REQUIREMENT >>
Skip the pictures and repeat each line of the data exactly.

MATERIAL >>
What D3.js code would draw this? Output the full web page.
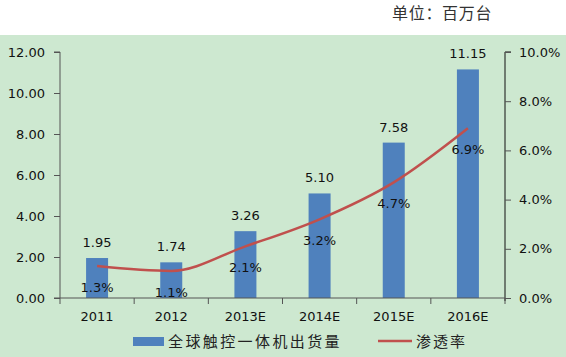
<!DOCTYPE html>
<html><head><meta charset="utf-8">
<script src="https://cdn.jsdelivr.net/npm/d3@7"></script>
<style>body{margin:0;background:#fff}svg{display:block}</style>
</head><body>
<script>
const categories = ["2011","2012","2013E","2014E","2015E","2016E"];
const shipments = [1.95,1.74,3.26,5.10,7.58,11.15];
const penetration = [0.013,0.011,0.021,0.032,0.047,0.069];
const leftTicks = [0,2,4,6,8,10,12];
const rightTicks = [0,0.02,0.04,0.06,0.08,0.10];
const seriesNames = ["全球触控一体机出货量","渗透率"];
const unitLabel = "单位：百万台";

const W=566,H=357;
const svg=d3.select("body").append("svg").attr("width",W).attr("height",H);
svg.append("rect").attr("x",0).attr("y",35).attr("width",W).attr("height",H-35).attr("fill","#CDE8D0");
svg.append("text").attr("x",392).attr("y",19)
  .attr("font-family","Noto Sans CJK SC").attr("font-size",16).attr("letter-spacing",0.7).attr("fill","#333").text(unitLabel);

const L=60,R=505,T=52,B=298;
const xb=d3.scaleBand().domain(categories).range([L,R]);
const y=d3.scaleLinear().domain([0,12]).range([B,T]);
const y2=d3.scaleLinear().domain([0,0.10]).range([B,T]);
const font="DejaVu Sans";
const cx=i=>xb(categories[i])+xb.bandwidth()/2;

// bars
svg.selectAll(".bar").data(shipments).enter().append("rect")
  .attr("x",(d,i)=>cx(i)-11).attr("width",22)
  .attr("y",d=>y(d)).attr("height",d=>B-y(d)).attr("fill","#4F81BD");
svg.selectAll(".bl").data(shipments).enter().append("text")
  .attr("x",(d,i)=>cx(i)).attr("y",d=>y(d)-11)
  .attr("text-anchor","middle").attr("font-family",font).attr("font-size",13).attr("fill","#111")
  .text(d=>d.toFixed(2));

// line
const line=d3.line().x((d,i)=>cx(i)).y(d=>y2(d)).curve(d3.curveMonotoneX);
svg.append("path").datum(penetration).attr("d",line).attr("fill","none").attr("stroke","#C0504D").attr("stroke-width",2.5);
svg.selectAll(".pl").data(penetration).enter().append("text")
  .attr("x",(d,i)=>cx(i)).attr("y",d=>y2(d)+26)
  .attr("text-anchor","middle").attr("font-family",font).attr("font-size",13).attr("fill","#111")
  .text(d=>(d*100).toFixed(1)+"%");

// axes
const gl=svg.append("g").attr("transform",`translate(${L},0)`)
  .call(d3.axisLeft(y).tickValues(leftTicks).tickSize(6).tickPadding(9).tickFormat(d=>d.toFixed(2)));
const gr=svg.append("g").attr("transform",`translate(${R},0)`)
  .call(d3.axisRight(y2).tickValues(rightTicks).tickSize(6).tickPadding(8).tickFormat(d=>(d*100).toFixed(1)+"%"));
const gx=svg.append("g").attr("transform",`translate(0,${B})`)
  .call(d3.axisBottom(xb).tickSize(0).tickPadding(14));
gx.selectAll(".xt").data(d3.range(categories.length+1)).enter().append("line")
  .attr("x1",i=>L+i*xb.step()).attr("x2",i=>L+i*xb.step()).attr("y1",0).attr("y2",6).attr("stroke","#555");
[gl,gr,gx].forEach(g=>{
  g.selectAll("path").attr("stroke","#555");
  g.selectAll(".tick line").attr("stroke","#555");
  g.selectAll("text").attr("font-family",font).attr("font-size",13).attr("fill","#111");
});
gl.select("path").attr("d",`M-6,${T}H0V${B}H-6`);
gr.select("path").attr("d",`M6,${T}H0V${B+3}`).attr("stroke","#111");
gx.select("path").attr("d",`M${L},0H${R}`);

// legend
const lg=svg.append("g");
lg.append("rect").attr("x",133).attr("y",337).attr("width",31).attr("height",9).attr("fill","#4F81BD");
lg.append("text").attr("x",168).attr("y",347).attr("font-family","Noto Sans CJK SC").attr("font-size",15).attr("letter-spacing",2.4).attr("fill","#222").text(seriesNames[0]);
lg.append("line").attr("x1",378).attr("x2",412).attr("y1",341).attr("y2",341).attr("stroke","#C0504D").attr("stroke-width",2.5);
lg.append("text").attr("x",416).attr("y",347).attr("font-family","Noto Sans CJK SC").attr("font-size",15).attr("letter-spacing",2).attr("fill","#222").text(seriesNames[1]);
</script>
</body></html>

REPLY >>
What D3.js code would draw this? Output the full web page.
<!DOCTYPE html>
<html><head><meta charset="utf-8">
<script src="https://cdn.jsdelivr.net/npm/d3@7"></script>
<style>body{margin:0;background:#fff}svg{display:block}</style>
</head><body>
<script>
const categories = ["2011","2012","2013E","2014E","2015E","2016E"];
const shipments = [1.95,1.74,3.26,5.10,7.58,11.15];
const penetration = [0.013,0.011,0.021,0.032,0.047,0.069];
const leftTicks = [0,2,4,6,8,10,12];
const rightTicks = [0,0.02,0.04,0.06,0.08,0.10];
const seriesNames = ["全球触控一体机出货量","渗透率"];
const unitLabel = "单位：百万台";

const W=566,H=357;
const svg=d3.select("body").append("svg").attr("width",W).attr("height",H);
svg.append("rect").attr("x",0).attr("y",35).attr("width",W).attr("height",H-35).attr("fill","#CDE8D0");
svg.append("text").attr("x",392).attr("y",19)
  .attr("font-family","Noto Sans CJK SC").attr("font-size",16).attr("letter-spacing",0.7).attr("fill","#333").text(unitLabel);

const L=60,R=505,T=52,B=298;
const xb=d3.scaleBand().domain(categories).range([L,R]);
const y=d3.scaleLinear().domain([0,12]).range([B,T]);
const y2=d3.scaleLinear().domain([0,0.10]).range([B,T]);
const font="DejaVu Sans";
const cx=i=>xb(categories[i])+xb.bandwidth()/2;

// bars
svg.selectAll(".bar").data(shipments).enter().append("rect")
  .attr("x",(d,i)=>cx(i)-11).attr("width",22)
  .attr("y",d=>y(d)).attr("height",d=>B-y(d)).attr("fill","#4F81BD");
svg.selectAll(".bl").data(shipments).enter().append("text")
  .attr("x",(d,i)=>cx(i)).attr("y",d=>y(d)-11)
  .attr("text-anchor","middle").attr("font-family",font).attr("font-size",13).attr("fill","#111")
  .text(d=>d.toFixed(2));

// line
const line=d3.line().x((d,i)=>cx(i)).y(d=>y2(d)).curve(d3.curveMonotoneX);
svg.append("path").datum(penetration).attr("d",line).attr("fill","none").attr("stroke","#C0504D").attr("stroke-width",2.5);
svg.selectAll(".pl").data(penetration).enter().append("text")
  .attr("x",(d,i)=>cx(i)).attr("y",d=>y2(d)+26)
  .attr("text-anchor","middle").attr("font-family",font).attr("font-size",13).attr("fill","#111")
  .text(d=>(d*100).toFixed(1)+"%");

// axes
const gl=svg.append("g").attr("transform",`translate(${L},0)`)
  .call(d3.axisLeft(y).tickValues(leftTicks).tickSize(6).tickPadding(9).tickFormat(d=>d.toFixed(2)));
const gr=svg.append("g").attr("transform",`translate(${R},0)`)
  .call(d3.axisRight(y2).tickValues(rightTicks).tickSize(6).tickPadding(8).tickFormat(d=>(d*100).toFixed(1)+"%"));
const gx=svg.append("g").attr("transform",`translate(0,${B})`)
  .call(d3.axisBottom(xb).tickSize(0).tickPadding(14));
gx.selectAll(".xt").data(d3.range(categories.length+1)).enter().append("line")
  .attr("x1",i=>L+i*xb.step()).attr("x2",i=>L+i*xb.step()).attr("y1",0).attr("y2",6).attr("stroke","#555");
[gl,gr,gx].forEach(g=>{
  g.selectAll("path").attr("stroke","#555");
  g.selectAll(".tick line").attr("stroke","#555");
  g.selectAll("text").attr("font-family",font).attr("font-size",13).attr("fill","#111");
});
gl.select("path").attr("d",`M-6,${T}H0V${B}H-6`);
gr.select("path").attr("d",`M6,${T}H0V${B+3}`).attr("stroke","#111");
gx.select("path").attr("d",`M${L},0H${R}`);

// legend
const lg=svg.append("g");
lg.append("rect").attr("x",133).attr("y",337).attr("width",31).attr("height",9).attr("fill","#4F81BD");
lg.append("text").attr("x",168).attr("y",347).attr("font-family","Noto Sans CJK SC").attr("font-size",15).attr("letter-spacing",2.4).attr("fill","#222").text(seriesNames[0]);
lg.append("line").attr("x1",378).attr("x2",412).attr("y1",341).attr("y2",341).attr("stroke","#C0504D").attr("stroke-width",2.5);
lg.append("text").attr("x",416).attr("y",347).attr("font-family","Noto Sans CJK SC").attr("font-size",15).attr("letter-spacing",2).attr("fill","#222").text(seriesNames[1]);
</script>
</body></html>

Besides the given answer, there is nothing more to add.